Poétesse arrivée au rap par la pratique du slam, auteure en 2009 d'un ouvrage littéraire, Spiral Bound, et à ses heures perdues professeure de musique, Dessa Darling est un fantasme pour les amateurs de hip-hop respectable, pour les gens soucieux d'un rap qui se positionne, pour reprendre un vieux poncif, "à mille lieux des clichés du gangsta rap". Cependant, la seule femme du collectif Doomtree ne doit pas faire fuir les autres, ceux qui savent que la musique ne doit pas s'apprécier en fonction de préjugés esthétiques ou moraux. Car en plus de présenter une face présentable à ta grand-mère, celle dont le vrai nom est Margret Wander n'oublie pas d'enregistrer de bons albums, parmi lesquels le premier, A Badly Broken Code.

DESSA - A Badly Broken Code

Cette sortie a tous les traits d'un rap très propre sur lui. Le parti-pris est littéraire, les textes sont riches en métaphores, Dessa apprécie les figures de style. Les thèmes, souvenirs d'enfance et amour fraternel sur "Children’s Work", déboires relationnels sur "Mineshaft II" et "Go Home", amitié indéfectible sur "Crew", sont plus proches du registre mature et intimiste des singers-songwriters de la pop des années 70 que du tout-venant hip-hop.

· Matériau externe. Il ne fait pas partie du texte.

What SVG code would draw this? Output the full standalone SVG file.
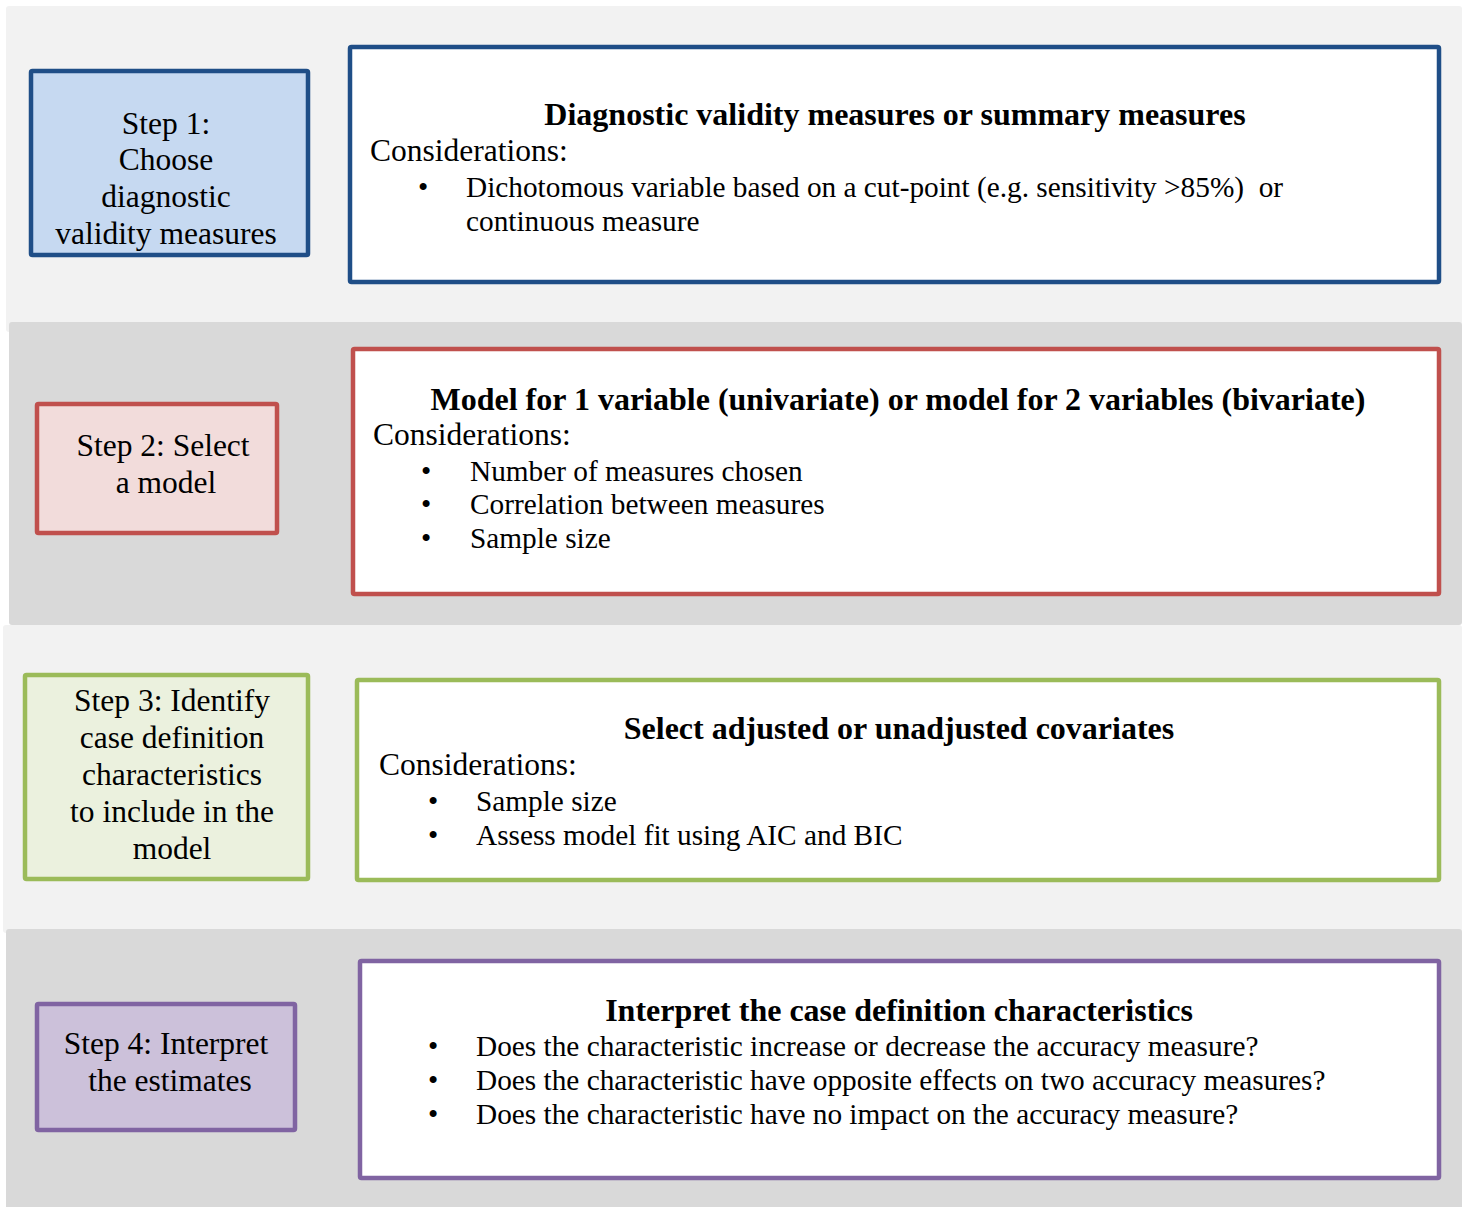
<svg xmlns="http://www.w3.org/2000/svg" width="1468" height="1207" viewBox="0 0 1468 1207">
<style>
  text { font-family: "Liberation Serif", "Times New Roman", serif; font-size: 31.5px; fill: #000; }
  .c { text-anchor: middle; }
  .t { font-weight: bold; text-anchor: middle; font-size: 32px; }
  .b { font-size: 29.3px; }
  .band1 { fill: #f2f2f2; }
  .band2 { fill: #d9d9d9; }
  .step { stroke-width: 4.5; }
  .det { fill: #ffffff; stroke-width: 4.5; }
  .blue { stroke: #1f4e87; }
  .red { stroke: #c0504d; }
  .green { stroke: #9bbb59; }
  .purple { stroke: #8064a2; }
</style>
<rect width="1468" height="1207" fill="#ffffff"/>
<g id="bands">
  <rect class="band1" x="6" y="6" width="1456" height="326" rx="3"/>
  <rect class="band2" x="9" y="322" width="1453" height="303" rx="3"/>
  <rect class="band1" x="3" y="625" width="1459" height="308" rx="3"/>
  <rect class="band2" x="6" y="929" width="1456" height="285" rx="3"/>
</g>
<g id="step1">
  <rect class="step blue" x="31" y="71" width="277" height="184" rx="1.5" fill="#c6d9f1"/>
  <text class="c" x="166" y="134">Step 1:</text>
  <text class="c" x="166" y="170">Choose</text>
  <text class="c" x="166" y="207">diagnostic</text>
  <text class="c" x="166" y="244">validity measures</text>
</g>
<g id="detail1">
  <rect class="det blue" x="350" y="47" width="1089" height="235" rx="1.5"/>
  <text class="t" x="895" y="125">Diagnostic validity measures or summary measures</text>
  <text x="370" y="161">Considerations:</text>
  <text class="b" x="418" y="197">•</text>
  <text class="b" x="466" y="197" xml:space="preserve">Dichotomous variable based on a cut-point (e.g. sensitivity &gt;85%)  or</text>
  <text class="b" x="466" y="231">continuous measure</text>
</g>
<g id="step2">
  <rect class="step red" x="37" y="404" width="240" height="129" rx="1.5" fill="#f2dcdb"/>
  <text class="c" x="163" y="456">Step 2: Select</text>
  <text class="c" x="166" y="493">a model</text>
</g>
<g id="detail2">
  <rect class="det red" x="353" y="349" width="1086" height="245" rx="1.5"/>
  <text class="t" x="898" y="410">Model for 1 variable (univariate) or model for 2 variables (bivariate)</text>
  <text x="373" y="445">Considerations:</text>
  <text class="b" x="421" y="481">•</text>
  <text class="b" x="470" y="481">Number of measures chosen</text>
  <text class="b" x="421" y="514">•</text>
  <text class="b" x="470" y="514">Correlation between measures</text>
  <text class="b" x="421" y="548">•</text>
  <text class="b" x="470" y="548">Sample size</text>
</g>
<g id="step3">
  <rect class="step green" x="25" y="675" width="283" height="204" rx="1.5" fill="#ebf1de"/>
  <text class="c" x="172" y="711">Step 3: Identify</text>
  <text class="c" x="172" y="748">case definition</text>
  <text class="c" x="172" y="785">characteristics</text>
  <text class="c" x="172" y="822">to include in the</text>
  <text class="c" x="172" y="859">model</text>
</g>
<g id="detail3">
  <rect class="det green" x="357" y="680" width="1082" height="200" rx="1.5"/>
  <text class="t" x="899" y="739">Select adjusted or unadjusted covariates</text>
  <text x="379" y="775">Considerations:</text>
  <text class="b" x="428" y="811">•</text>
  <text class="b" x="476" y="811">Sample size</text>
  <text class="b" x="428" y="845">•</text>
  <text class="b" x="476" y="845">Assess model fit using AIC and BIC</text>
</g>
<g id="step4">
  <rect class="step purple" x="37" y="1004" width="258" height="126" rx="1.5" fill="#ccc1da"/>
  <text class="c" x="166" y="1054">Step 4: Interpret</text>
  <text class="c" x="170" y="1091">the estimates</text>
</g>
<g id="detail4">
  <rect class="det purple" x="360" y="961" width="1079" height="217" rx="1.5"/>
  <text class="t" x="899" y="1021">Interpret the case definition characteristics</text>
  <text class="b" x="428" y="1056">•</text>
  <text class="b" x="476" y="1056">Does the characteristic increase or decrease the accuracy measure?</text>
  <text class="b" x="428" y="1090">•</text>
  <text class="b" x="476" y="1090">Does the characteristic have opposite effects on two accuracy measures?</text>
  <text class="b" x="428" y="1124">•</text>
  <text class="b" x="476" y="1124">Does the characteristic have no impact on the accuracy measure?</text>
</g>
<g id="connectors"></g>
</svg>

Le rap de Dessa n'est même pas tout à fait du rap. Cette artiste, en effet, porte en elle sa formation originale, optant plus souvent pour la slam poetry, pour le spoken word, que pour un flow qui jouerait pour de bon avec les beats. Elle chante, aussi, et souvent. Elle le fait même a cappella sur "Poor Atlas", comme elle en a l'habitude avec son autre groupe, 100% féminin, les Boy Sopranos.

Sa musique enfin, produite en plus d'elle-même par plusieurs membres ou proches de Doomtree (MK Larada, Lazerbeak, Cecil Otter, Paper Tiger), est ouverte aux "vrais" instruments, qu'ils soient joués en l'état ou qu'ils soient samplés. Surtout, elle est diverse, passant du son jazzy et du refrain R&B de "Dixon’s Girl", à la guitare électrique et au violon du diablement bon "Mineshaft II", et puis plus tard, aux exotiques accents Est-Européens de "Matches to Paper Dolls", au plus franchement rap "Seamstress", à la guitare hawaïenne de "Crew", et à "The Chaconne", un titre hanté, emmené dans une veine très Antony and the Johnsons par la voix de Matthew Santos, un artiste local qui s'était déjà distingué auprès de… Lupe Fiasco.

Ces titres sont variés, mais tous sont réussis. Ils tirent vers le haut ce disque de rap que tu peux, une fois n'est pas coutume, partager sans risque avec tous les bien-pensants.